Australia's Weapons Procurement program forms a major portion of Australia's Defence Department, that in itself...has been infiltrated by a great many former Prime Minsters who had given the green light to this gargantuan scamming over Australia's millions of honest hard toiling taxpayers.
One has to wonder how many of Australia's elite & highly-lauded academics are involved in these evil & "treason-like engagements?
No amount of criminal wrongs can ever become a legal right.
Both of our nation's major political parties, yes, both the Liberal/National party, as well as our nation's Labor party both are outrageously proven full guilty notably when PM Tony Albanese had accepted that the new AUKUS ally strangle-hold agreement was acceptable to his new leadership self that has actually destroyed the fidelity claimed by his political self.
Imagine, both political party's share the blame for the lacklustre skew-eyed persons that become our appointed "Governors-General.
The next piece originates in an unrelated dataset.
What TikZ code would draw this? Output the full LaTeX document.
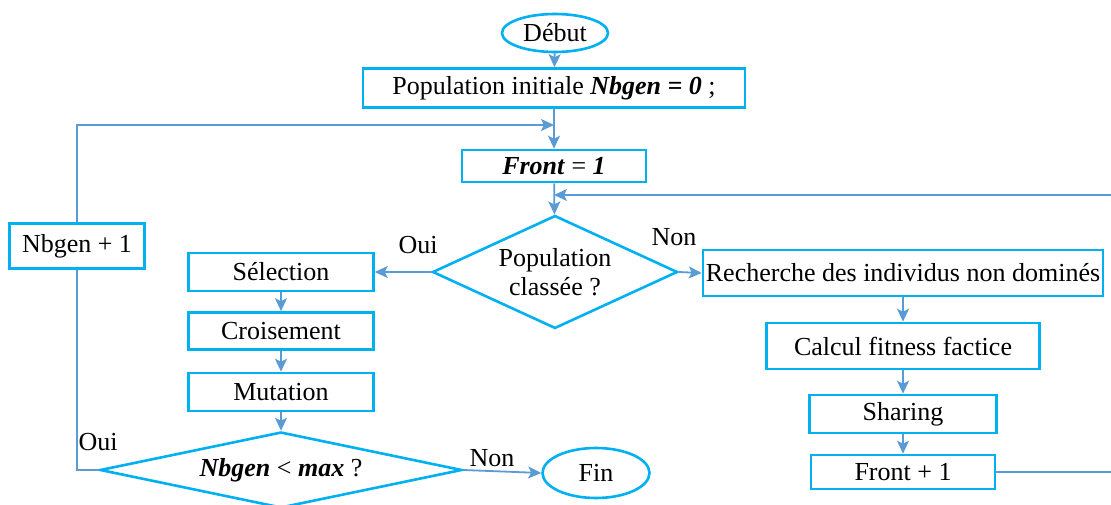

This same is also applicable to Australia's mainstream media publishers, they without any doubt are fully complicit to all the fetid corruption you have reported in the above.
Imagine the outrageous amount of wasted multi-Billions of our taxpayer dollars, so much so recklessly expended?
Each of the good people expressed in my below opinion, include your very informed good self, Australia's Auditor General, Mr Grant Hehir, then the former Navy Chief Mr David Shackleton, you alone appear to be one of the foremost patriotic citizens to be found in our nation.
May you each be nominated for all manner of our nation's rewarding Gongs, there is no doubt
that you will continue to be one of Australia's most respected citizen researchers 's & author persons that will & must be recorded in the full history of our nation.